Des travaux récents pointent vers le rôle d’une infection des gencives dans le développement de la maladie d’Alzheimer.
Avec la hausse de l’espérance de vie, en particulier dans les pays développés, un certain nombre de maladies liées au vieillissement du corps ou du cerveau sont de plus en plus fréquentes. Et si les maladies étaient historiquement classées dans des grands familles un peu arbitraires – infectieuses, auto-immunes, inflammatoires, cancéreuses, métaboliques, maladies liées au vieillissement… – la recherche a établi que bien souvent des microorganismes en sont responsables. Une nouvelle étude publiée dans la revue PLOS ONE nous apprend ainsi que le fait de ne pas se brosser les dents – et d’être en conséquence exposé à la « Porphyromonas gingivalis », une bactérie buccale – pourrait accélérer le développement de la maladie d’Alzheimer.
« Depuis quatre, cinq ans, des expériences sont menées qui examinent le cerveau de personnes décédées suite à la maladie d’Alzheimer » explique Philippe Amouyel, professeur de santé publique au CHU de Lille, directeur d’une unité Inserm qui travaille sur les maladies liées au vieillissement et directeur de la Fondation Alzheimer. « Et les chercheurs se sont rendu compte que certains germes présents dans le cerveau, en particulier le ‘‘Porphyromonas gingivalis’’, qui est à l’origine de ces rougeurs, de ces petits saignements que l’on peut avoir en cas de mauvaise hygiène dentaire, sont plus présents chez les personnes atteintes de la maladie d’Alzheimer que ceux qui n’en avaient pas »

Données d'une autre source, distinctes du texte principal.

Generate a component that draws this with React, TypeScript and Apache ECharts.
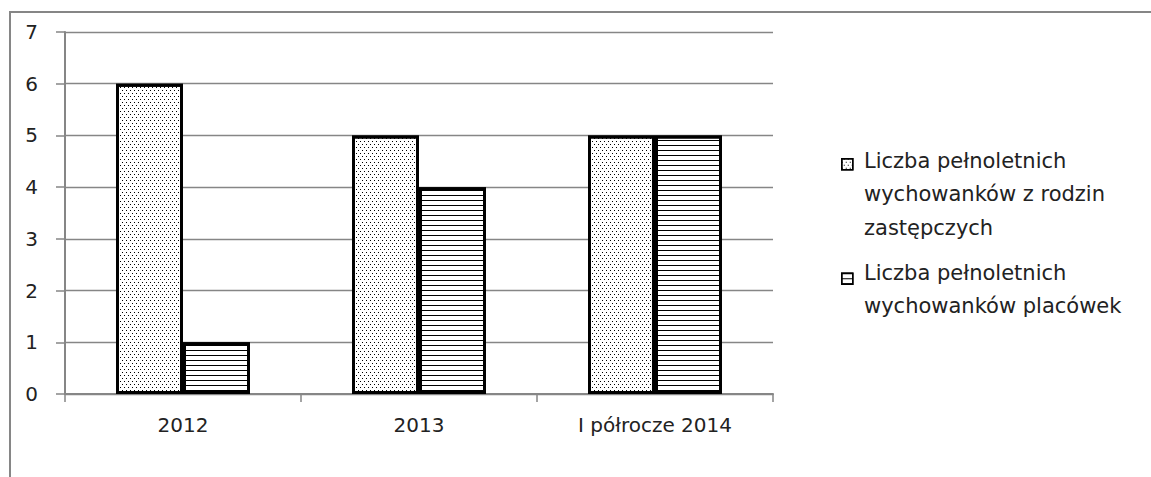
import React, { useEffect, useRef } from "react";
import * as echarts from "echarts";

const categories = ["2012", "2013", "I półrocze 2014"];
const seriesNames = [
  "Liczba pełnoletnich\nwychowanków z rodzin\nzastępczych",
  "Liczba pełnoletnich\nwychowanków placówek",
];
const fosterValues = [6, 5, 5];
const institutionValues = [1, 4, 5];
const yTicks = [0, 1, 2, 3, 4, 5, 6, 7];

const FONT = "'DejaVu Sans'";

export default function App() {
  const ref = useRef<HTMLDivElement>(null);
  useEffect(() => {
    if (!ref.current) return;
    const chart = echarts.init(ref.current, undefined, { renderer: "svg" });
    const dotDecal = {
      symbol: "rect",
      symbolSize: 1,
      color: "#000",
      backgroundColor: "#fff",
      dashArrayX: [
        [1, 3],
        [0, 2, 1, 1],
      ],
      dashArrayY: [1, 2],
      rotation: 0,
    };
    const lineDecal = {
      symbol: "rect",
      symbolSize: 1,
      color: "#000",
      backgroundColor: "#fff",
      dashArrayX: [1, 0],
      dashArrayY: [1, 4],
      rotation: 0,
    };
    chart.setOption({
      animation: false,
      aria: { enabled: true, decal: { show: true } },
      backgroundColor: "#fff",
      grid: { left: 65, right: 378, top: 32, bottom: 83, containLabel: false },
      graphic: [
        {
          type: "polyline",
          shape: { points: [[10, 480], [10, 12], [1155, 12]] },
          style: { stroke: "#868686", lineWidth: 2, fill: "none" },
          silent: true,
        },
        {
          type: "text",
          left: 864,
          top: 144,
          style: {
            text: seriesNames[0],
            font: `21px ${FONT}`,
            fill: "#222",
            lineHeight: 33.5,
          },
        },
        {
          type: "text",
          left: 864,
          top: 256,
          style: {
            text: seriesNames[1],
            font: `21px ${FONT}`,
            fill: "#222",
            lineHeight: 33.5,
          },
        },
      ],
      legend: {
        orient: "vertical",
        left: 836,
        top: 153,
        itemWidth: 11,
        itemHeight: 11,
        itemGap: 102,
        icon: "rect",
        formatter: () => "",
        itemStyle: { borderWidth: 1.5, borderColor: "#000" },
        textStyle: { fontSize: 1 },
        data: seriesNames,
      },
      xAxis: {
        type: "category",
        data: categories,
        axisLine: { lineStyle: { color: "#868686", width: 2 } },
        axisTick: { show: true, length: 8, lineStyle: { color: "#868686", width: 1.5 } },
        axisLabel: { color: "#222", fontSize: 20, fontFamily: FONT, margin: 21 },
      },
      yAxis: {
        type: "value",
        min: 0,
        max: 7,
        interval: 1,
        axisLine: { show: true, lineStyle: { color: "#868686", width: 2 } },
        axisTick: { show: true, length: 9, lineStyle: { color: "#868686", width: 1.5 } },
        splitLine: { lineStyle: { color: "#868686", width: 1.3 } },
        axisLabel: {
          color: "#222",
          fontSize: 20,
          fontFamily: FONT,
          margin: 27,
          formatter: (v: number) => (yTicks.includes(v) ? String(v) : ""),
        },
      },
      series: [
        {
          name: seriesNames[0],
          type: "bar",
          data: fosterValues,
          barWidth: 67,
          barGap: "0%",
          itemStyle: {
            color: "#fff",
            borderColor: "#000",
            borderWidth: 3,
            decal: dotDecal,
          },
        },
        {
          name: seriesNames[1],
          type: "bar",
          data: institutionValues,
          barWidth: 67,
          barGap: "0%",
          itemStyle: {
            color: "#fff",
            borderColor: "#000",
            borderWidth: 3,
            decal: lineDecal,
          },
        },
      ],
    });
    return () => chart.dispose();
  }, []);
  return <div ref={ref} style={{ width: 1151, height: 477, position: "absolute", left: 0, top: 0 }} />;
}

L’étude précitée a cherché à prouver ce lien surprenant. Pour observer l’impact de la bactérie sur la santé du cerveau, l’équipe a appliqué la bactérie parodontale dans la bouche de dix souris sauvages. Dix autres souris ont servi de groupe témoin. « Ce germe, le « Porphyromonas gingivalis », a été déposé sur leurs dents. On s’est rendu compte que la souris commençait à développer des petits troubles qui ressemblaient à ce qu’on peut décrire chez les patients atteints de la maladie d’Alzheimer » explique Philippe Amouyel. De fait, l’étude a montré que les souris infectées présentaient des quantités beaucoup plus élevées de bêta-amyloïde accumulée.
Or, cette substance est présente dans les tissus cérébraux des patients atteints de la maladie d’Alzheimer. « Ce sont des associations aujourd’hui. On n’a pas réussi à démontrer que si vous vous brossez les dents vous n’aurez pas Alzheimer, loin s’en faut. Ce que l’on peut dire, c’est que les phénomènes qui sont associés au non brossage des dents et la prolifération de ces bactéries, pourraient être associés à une accélération de la maladie ». Il s’agit donc d’un début de piste, qui pourrait aider à comprendre les raisons derrière le développement de la maladie, et produire des traitements adaptés.